Street Children in Uganda are the growing population. 15,000 children live on the streets of Kampala. Uganda has one of the largest populations of young people in the world with over 56 percent of its 37 million people under the age of 18, and more than 52 percent under age 15. Children are also the single largest demographic group living in poverty in Uganda. Street children are a security threat, and therefore, need to help them become useful citizens.
In Uganda, approximately 38% of the population lives on less than $1.25 per day, with such little income, families have a hard time providing basic needs for all their children.
Children whose families cannot provide for them will spend their days and sometime nights on the streets. While on the streets, they involve in different activities.
- Search for food in the garbage.
- Begging Searching for pieces of scrap metal that can be sold.

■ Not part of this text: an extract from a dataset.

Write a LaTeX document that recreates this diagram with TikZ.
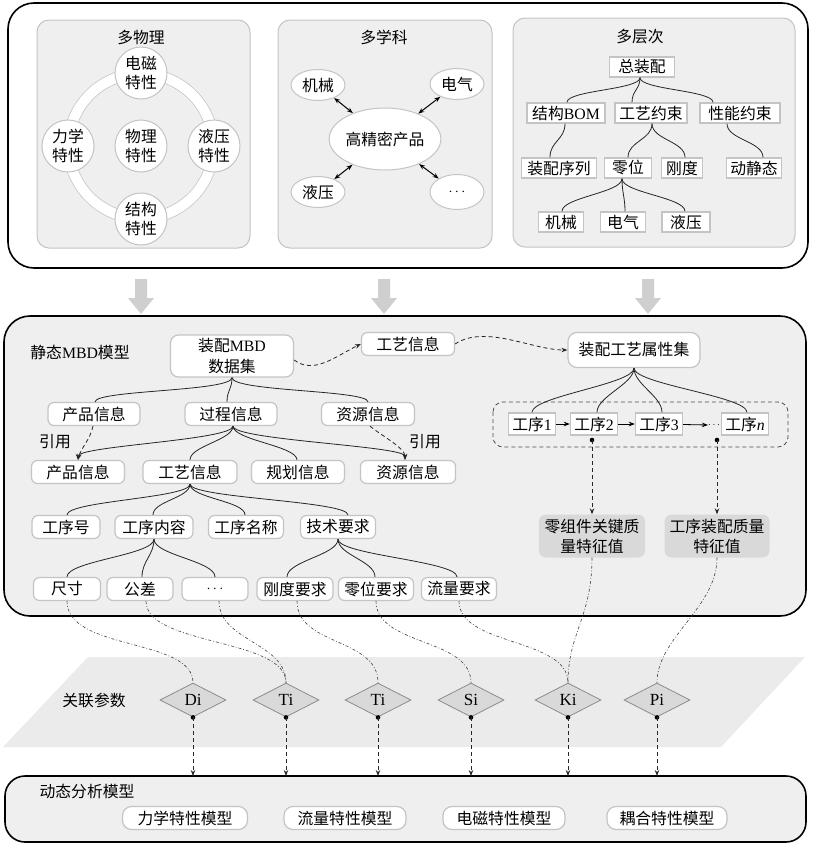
\documentclass[tikz,border=0pt]{standalone}
\usepackage{fontspec}
\setmainfont{Noto Sans CJK SC}
\newfontfamily\lat{Liberation Serif}
\usetikzlibrary{shapes.geometric,arrows.meta,calc}
\definecolor{pbg}{HTML}{EFEFEF}
\definecolor{bd}{HTML}{C4C4C4}
\definecolor{dk}{HTML}{D9D9D9}
\definecolor{arr}{HTML}{CFCFCF}
\definecolor{plane}{HTML}{EBEBEB}
\newcommand\myfs{\fontsize{15.8}{18}\selectfont}
\begin{document}
\begin{tikzpicture}[x=1pt,y=-1pt,font=\myfs,
 panel/.style={draw=black,line width=1.6pt,rounded corners=26pt},
 sub/.style={fill=pbg,draw=bd,line width=1pt,rounded corners=12pt},
 rbox/.style={draw=bd,fill=white,line width=1.2pt,rounded corners=6pt,minimum height=23pt,inner sep=1pt},
 sbox/.style={draw=bd,fill=white,line width=1.4pt,minimum height=20pt,inner sep=1.5pt},
 circ/.style={circle,draw=bd,fill=white,line width=1pt,minimum size=52pt,inner sep=0pt,align=center,font=\fontsize{15.8}{19}\selectfont},
 ell/.style={ellipse,draw=bd,fill=white,line width=1pt,inner sep=0pt,minimum width=54pt,minimum height=31pt},
 tree/.style={draw=black!85,line width=0.8pt},
 dsh/.style={draw=black!85,line width=0.8pt,dash pattern=on 4pt off 3pt},
 dd/.style={draw=black!75,line width=0.6pt,dash pattern=on 3pt off 2pt on 0.8pt off 2pt},
 dia/.style={diamond,aspect=2,draw=black!45,fill=dk,line width=0.8pt,minimum width=66pt,minimum height=34pt,inner sep=0pt,font=\lat\fontsize{17}{19}\selectfont},
 gbox/.style={fill=dk,rounded corners=7pt,align=center,minimum width=106pt,minimum height=43pt,inner sep=1pt,font=\fontsize{15.8}{20}\selectfont},
 >={Stealth[length=6pt,width=4.5pt]}
]
\useasboundingbox (0,0) rectangle (813,846);

% ---------- top panel ----------
\draw[panel,fill=white] (8,3) rectangle (808,268);
\draw[sub] (37,20) rectangle (250,248);
\draw[sub] (278,20) rectangle (492,248);
\draw[sub] (513,18) rectangle (795,247);
\node (t1) at (141,37) {多物理};
\node (t2) at (384,37) {多学科};
\node (t3) at (640,37) {多层次};

% multi-physics ring
\fill[white,even odd rule] (141,146) circle (78pt) (141,146) circle (67pt);
\draw[bd,line width=0.6pt] (141,146) circle (78pt) (141,146) circle (67pt);
\node[circ] (em) at (141,73) {电磁\\特性};
\node[circ] (lx) at (68,146) {力学\\特性};
\node[circ] (yy) at (214,146) {液压\\特性};
\node[circ] (jg) at (141,219) {结构\\特性};
\node[circ] (wl) at (141,146) {物理\\特性};

% multi-discipline
\node[ell,minimum width=96pt,minimum height=62pt] (gj) at (385,139) {高精密产品};
\node[ell] (jx) at (318,85) {机械};
\node[ell] (dq) at (457,84) {电气};
\node[ell] (yy2) at (318,192) {液压};
\node[ell,minimum height=35pt] (dt) at (457,192) {$\cdots$};
\foreach \n in {jx,dq,yy2,dt} \draw[<->,line width=1pt] (gj) -- (\n);

% multi-level
\node[sbox,minimum width=65pt] (zp) at (642,67) {总装配};
\node[sbox,minimum width=78pt] (bom) at (566,113) {结构{\lat BOM}};
\node[sbox,minimum width=72pt] (gy) at (651,113) {工艺约束};
\node[sbox,minimum width=80pt] (xn) at (740,113) {性能约束};
\node[sbox,minimum width=75pt] (xl) at (559,168) {装配序列};
\node[sbox,minimum width=47pt] (lw) at (628,168) {零位};
\node[sbox,minimum width=41pt] (gd) at (682,168) {刚度};
\node[sbox,minimum width=55pt] (dj) at (754,168) {动静态};
\node[sbox,minimum width=45pt] (jx2) at (561,222) {机械};
\node[sbox,minimum width=45pt] (dq2) at (623,222) {电气};
\node[sbox,minimum width=48pt] (yy3) at (686,222) {液压};
\draw[tree] ([xshift=-2pt]zp.south) .. controls +(0,12) and +(0,-12) .. ([xshift=1pt]bom.north);
\draw[tree] ([xshift=-2pt]zp.south) .. controls +(0,12) and +(0,-12) .. ([xshift=-19pt]gy.north);
\draw[tree] ([xshift=-2pt]zp.south) .. controls +(0,12) and +(0,-12) .. ([xshift=-27pt]xn.north);
\draw[tree] ([xshift=-1pt]bom.south) .. controls +(0,16) and +(0,-16) .. ([xshift=-9pt]xl.north);
\draw[tree] ([xshift=1pt]gy.south) .. controls +(0,16) and +(0,-16) .. (lw.north);
\draw[tree] ([xshift=1pt]gy.south) .. controls +(0,16) and +(0,-16) .. ([xshift=3pt]gd.north);
\draw[tree] ([xshift=-13pt]xn.south) .. controls +(0,16) and +(0,-16) .. ([xshift=9pt]dj.north);
\draw[tree] ([xshift=-6pt]lw.south) .. controls +(0,14) and +(0,-14) .. ([xshift=1pt]jx2.north);
\draw[tree] ([xshift=-6pt]lw.south) .. controls +(0,14) and +(0,-14) .. ([xshift=2pt]dq2.north);
\draw[tree] ([xshift=-6pt]lw.south) .. controls +(0,14) and +(0,-14) .. ([xshift=-1pt]yy3.north);

% block arrows
\foreach \x in {141,384,648}
  \fill[arr] ({\x-6},279) -- ({\x+6},279) -- ({\x+6},298) -- ({\x+13},298) -- (\x,314) -- ({\x-13},298) -- ({\x-6},298) -- cycle;

% ---------- middle panel ----------
\draw[panel,fill=pbg] (4,316) rectangle (806,616);
\node (smbd) at (80,352) {静态{\lat MBD}模型};
\node[rbox,minimum width=123pt,minimum height=42pt,align=center,rounded corners=8pt,font=\fontsize{15.8}{21}\selectfont] (mbd) at (232,356) {装配{\lat MBD}\\数据集};
\node[rbox,minimum width=93pt] (gy1) at (408,344) {工艺信息};
\node[rbox,minimum width=132pt,minimum height=35pt,rounded corners=9pt] (sx) at (634,350) {装配工艺属性集};
\node[rbox,minimum width=92pt] (cp1) at (94,414) {产品信息};
\node[rbox,minimum width=92pt] (gc) at (231,414) {过程信息};
\node[rbox,minimum width=93pt] (zy1) at (368,414) {资源信息};
\node (yy1) at (55,442) {引用};
\node (yyr) at (425,442) {引用};
\node[rbox,minimum width=93pt] (cp2) at (78,472) {产品信息};
\node[rbox,minimum width=94pt] (gy2) at (190,472) {工艺信息};
\node[rbox,minimum width=93pt] (gh) at (298,472) {规划信息};
\node[rbox,minimum width=95pt] (zy2) at (408,472) {资源信息};
\node[rbox,minimum width=68pt] (gxh) at (66,527) {工序号};
\node[rbox,minimum width=78pt] (gxnr) at (154,527) {工序内容};
\node[rbox,minimum width=75pt] (gxmc) at (246,527) {工序名称};
\node[rbox,minimum width=75pt] (jsyq) at (338,527) {技术要求};
\node[rbox,minimum width=67pt] (cc) at (67,589) {尺寸};
\node[rbox,minimum width=66pt] (gc2) at (140,589) {公差};
\node[rbox,minimum width=66pt] (el) at (215,589) {$\cdots$};
\node[rbox,minimum width=76pt] (gdyq) at (295,589) {刚度要求};
\node[rbox,minimum width=75pt] (lwyq) at (376,589) {零位要求};
\node[rbox,minimum width=75pt] (llyq) at (459,589) {流量要求};

\draw[tree] (mbd.south) .. controls +(0,14) and +(0,-12) .. ([xshift=1pt]cp1.north);
\draw[tree] (mbd.south) .. controls +(0,12) and +(0,-12) .. ([xshift=-4pt]gc.north);
\draw[tree] (mbd.south) .. controls +(0,14) and +(0,-12) .. (zy1.north);
\draw[tree,->] ([xshift=2pt]gc.south) .. controls +(0,14) and +(0,-14) .. (cp2.north);
\draw[tree] ([xshift=2pt]gc.south) .. controls +(0,14) and +(0,-14) .. (gy2.north);
\draw[tree] ([xshift=2pt]gc.south) .. controls +(0,14) and +(0,-14) .. ([xshift=-1pt]gh.north);
\draw[tree,->] ([xshift=2pt]gc.south) .. controls +(0,14) and +(0,-14) .. ([xshift=-3pt]zy2.north);
\draw[dsh,->] ([xshift=-1pt]cp1.south) .. controls +(-3,14) and +(3,-12) .. (cp2.north);
\draw[dsh,->] ([xshift=2pt]zy1.south) .. controls +(12,10) and +(0,-12) .. ([xshift=-3pt]zy2.north);
\draw[tree] (gy2.south) .. controls +(0,14) and +(0,-14) .. ([xshift=1pt]gxh.north);
\draw[tree] (gy2.south) .. controls +(0,14) and +(0,-14) .. ([xshift=-1pt]gxnr.north);
\draw[tree] (gy2.south) .. controls +(0,14) and +(0,-14) .. ([xshift=-1pt]gxmc.north);
\draw[tree] (gy2.south) .. controls +(0,14) and +(0,-14) .. ([xshift=10pt]jsyq.north);
\draw[tree] (gxnr.south) .. controls +(0,16) and +(0,-16) .. (cc.north);
\draw[tree] (gxnr.south) .. controls +(0,16) and +(0,-16) .. ([xshift=2pt]gc2.north);
\draw[tree] (gxnr.south) .. controls +(0,16) and +(0,-16) .. (el.north);
\draw[tree] (jsyq.south) .. controls +(0,16) and +(0,-16) .. ([xshift=-8pt]gdyq.north);
\draw[tree] (jsyq.south) .. controls +(0,16) and +(0,-16) .. ([xshift=-1pt]lwyq.north);
\draw[tree] (jsyq.south) .. controls +(0,16) and +(0,-16) .. ([xshift=-2pt]llyq.north);

\draw[dsh,->] ([yshift=-4pt]mbd.east) .. controls +(20,15) and +(-25,12) .. (gy1.west);
\draw[dsh,->] (gy1.east) .. controls +(30,-20) and +(-35,0) .. (sx.west);

% process chain
\draw[draw=black!70,line width=0.8pt,dash pattern=on 4pt off 3pt,rounded corners=10pt] (493,402) rectangle (788,447);
\node[sbox,minimum width=47pt,minimum height=22pt] (g1) at (532,424) {工序{\lat 1}};
\node[sbox,minimum width=47pt,minimum height=22pt] (g2) at (594,424) {工序{\lat 2}};
\node[sbox,minimum width=47pt,minimum height=22pt] (g3) at (659,424) {工序{\lat 3}};
\node[sbox,minimum width=47pt,minimum height=22pt] (gn) at (745,424) {工序{\lat\itshape n}};
\node[inner sep=0pt,font=\fontsize{10}{10}\selectfont] (dots) at (714,425) {$\cdots$};
\draw[->,line width=0.8pt] (g1) -- (g2);
\draw[->,line width=0.8pt] (g2) -- (g3);
\draw[->,line width=0.8pt] (g3) -- (dots.west);
\draw[tree] (sx.south) .. controls +(0,16) and +(0,-16) .. (g1.north);
\draw[tree] (sx.south) .. controls +(0,16) and +(0,-16) .. ([xshift=3pt]g2.north);
\draw[tree] (sx.south) .. controls +(0,16) and +(0,-16) .. ([xshift=3pt]g3.north);
\draw[tree] (sx.south) .. controls +(0,16) and +(0,-16) .. ([xshift=2pt]gn.north);

\coordinate (d1) at (592,440);
\coordinate (d2) at (717,440);
\fill (d1) circle (2.3pt);
\fill (d2) circle (2.3pt);
\node[gbox] (kq) at (592,536) {零组件关键质\\量特征值};
\node[gbox,minimum width=105pt] (gq) at (717,536) {工序装配质量\\特征值};
\draw[dsh,->] (d1) -- (kq.north);
\draw[dsh,->] (d2) -- (gq.north);

% ---------- parameter plane ----------
\fill[plane] (88,657) -- (805,657) -- (721,747) -- (3,747) -- cycle;
\node (glcs) at (94,701) {关联参数};
\node[dia] (Di) at (193,700) {Di};
\node[dia] (T1) at (286,700) {Ti};
\node[dia] (T2) at (378,700) {Ti};
\node[dia] (Si) at (471,700) {Si};
\node[dia] (Ki) at (568,700) {Ki};
\node[dia] (Pi) at (657,700) {Pi};

% ---------- bottom panel ----------
\draw[panel,fill=pbg,rounded corners=20pt] (5,776) rectangle (806,842);
\coordinate (bt) at (0,776);
\foreach \n in {Di,T1,T2,Si,Ki,Pi}{
  \fill (\n.south) circle (2.3pt);
  \draw[dsh,->] (\n.south) -- (\n.south |- bt);
}
\node (dt2) at (87,791) {动态分析模型};
\node[rbox,minimum width=125pt,rounded corners=9pt] (m1) at (185,818) {力学特性模型};
\node[rbox,minimum width=122pt,rounded corners=9pt] (m2) at (345,818) {流量特性模型};
\node[rbox,minimum width=122pt,rounded corners=9pt] (m3) at (504,818) {电磁特性模型};
\node[rbox,minimum width=120pt,rounded corners=9pt] (m4) at (667,818) {耦合特性模型};

% ---------- dash-dot links ----------
\draw[dd] (cc.south) .. controls +(0,50) and +(0,-45) .. (Di.north);
\draw[dd] ([xshift=6pt]gc2.south) .. controls +(0,45) and +(0,-45) .. (T1.north);
\draw[dd] ([xshift=4pt]el.south) .. controls +(0,40) and +(0,-40) .. (T1.north);
\draw[dd] ([xshift=2pt]gdyq.south) .. controls +(0,45) and +(0,-45) .. (T2.north);
\draw[dd] (lwyq.south) .. controls +(0,45) and +(0,-45) .. (Si.north);
\draw[dd] (llyq.south) .. controls +(0,45) and +(0,-45) .. (Ki.north);
\draw[dd] (kq.south) .. controls +(0,60) and +(0,-50) .. (Ki.north);
\draw[dd] (gq.south) .. controls +(0,50) and +(0,-45) .. (Pi.north);
\end{tikzpicture}
\end{document}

- Finding small tasks to do in exchange for food or money. Like carrying luggage for people at the bus depot, sorting beans in a market stall, sweeping and doing laundry.
- Child labor.
YWAM Kampala is trying to reintegrate street children into families with a vision that they will become productive and self-reliant citizens.
Our staff walk the streets each day to meet the street children where they are and invite them to join us at our project center. If the children choose to come then we provided with food, counselling, medical care, clothes, and access to education. If they cannot re-connect to their families, we will keep them in our rehabilitation center.
The children spend one year in our rehabilitation will be transfer to community schools. After children complete primary and secondary school, we stop supporting them and then they find themselves for their living or further studies.